URCHIN

Un film de Harris Dickinson

À bout de souffle

Synopsis du film

À Londres, Mike sillonne les rues toute la journée, à la recherche de quelques pounds. Alors qu’il se fait incarcérer suite à un vol avec agression, il ressort de prison avec la volonté de devenir un nouvel homme. Mais les démons du passé ne sont jamais loin…

Critique du film URCHIN

« Avez-vous entendu parler de Jésus ? ». Voici les mots inauguraux du premier long métrage d’Harris Dickinson, acteur remarqué chez Ruben Östlund ("Sans Filtre"), Sean Durkin ("Iron Claw"), ou plus récemment dans "Babygirl" face à Nicole Kidman. Cette interrogation ne s’adresse pas au public mais vise Mike, un SDF égaré dans Londres. Il déambule toute la journée, demande des sous sans obtenir le moindre geste de compassion, s’embrouille avec d’autres marginaux, trouve toujours un subterfuge pour dormir ici ou là. Un jour, un homme décide de l’aider, se montre gentil avec lui, le regarde comme l’être humain qu’il est.

Le film pourrait alors devenir le récit d’une rédemption, d’une chance inespérée. Mais le protagoniste est gangrené par ses maux. Il agresse violemment le bon samaritain. Plus d’échappatoire, le laissé-pour-compte passera par la case prison. C’est le déclic. Huit mois plus tard, il sortira avec une ambition, de la bonne volonté, une place dans un foyer et même un travail. L’incarcération comme expiation ? Pas si simple dans ce film où les personnages ne tracent jamais de lignes droites. Malgré son sujet éminemment social, ce drame s’inscrit moins dans la tradition britannique du genre que dans un désir de lorgner du côté des portraits bruts de l’Amérique des parias façon Larry Clark ou les premiers projets des frères Safdie.

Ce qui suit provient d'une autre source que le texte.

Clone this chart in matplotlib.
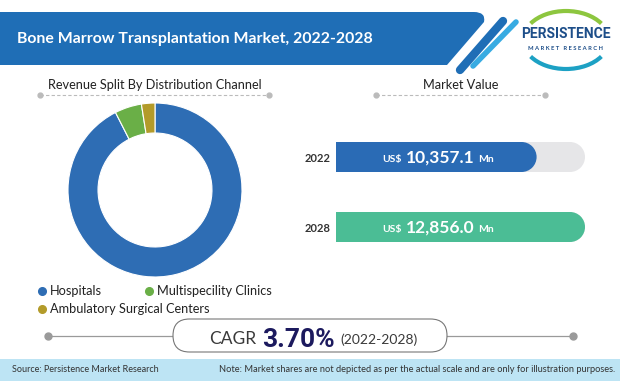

Dans cette œuvre au plus près des corps et des cœurs meurtris, Ken Loach n’est pas le modèle. D’ailleurs, ce qui intéresse le cinéaste n’est pas tant la symbolique de son intrigue, ni même le caractère autodestructeur de son héros auquel il serait facile d’ajouter une bonne dose de pathos, mais bien son âme d’enfant. Comme l’indique son titre, "Urchin" désigne un môme habillé pauvrement. Évidemment, celui-ci est loin d’avoir l’âge pour pouvoir encore être considéré comme un gamin. Mais tous ses comportements sont ceux d’un gosse, dictés par une envie de tout expérimenter, peu importent les conséquences, car ce sont les adultes qui ont des responsabilités, pas les bambins.

Sans être pleinement réussi, comme en témoignent des métaphores souvent trop appuyées (en particulier celle sur l’eau pour laver ses péchés), au point d’inviter des visions fantastiques maladroitement imbriquées, le métrage a le mérite d’assumer un point de vue, de ne pas sombrer dans la facilité de l’histoire basique de réhabilitation. Mike n’est pas un gars sympathique, et cette vérité-là n’évoluera pas. Bien sûr, à certains moments, des spectateurs pourront avoir de l’empathie envers lui, mais la finalité de la trame narrative n’est pas là, elle est plutôt dans ce refus de la romantisation de la misère. Ici, les individus sont seuls, isolés, abandonnés. Il n’y a rien de désirable à avancer au ban de la société. Et "Urchin", à travers la trajectoire de son protagoniste, nous le rappelle à chaque plan.

Avant de devenir John Lennon pour le projet pharaonique de Sam Mendes, Harris Dickinson a su livrer un premier objet cinématographique engagé et détonant, justifiant aisément ses nombreuses sélections en festival, dont le prestigieux événement cannois qui a lui ouvert les portes du Certain Regard (où son acteur principal, Frank Dillane, a même remporté le prix d’interprétation). On espère donc qu’il trouvera le temps de repasser derrière une caméra.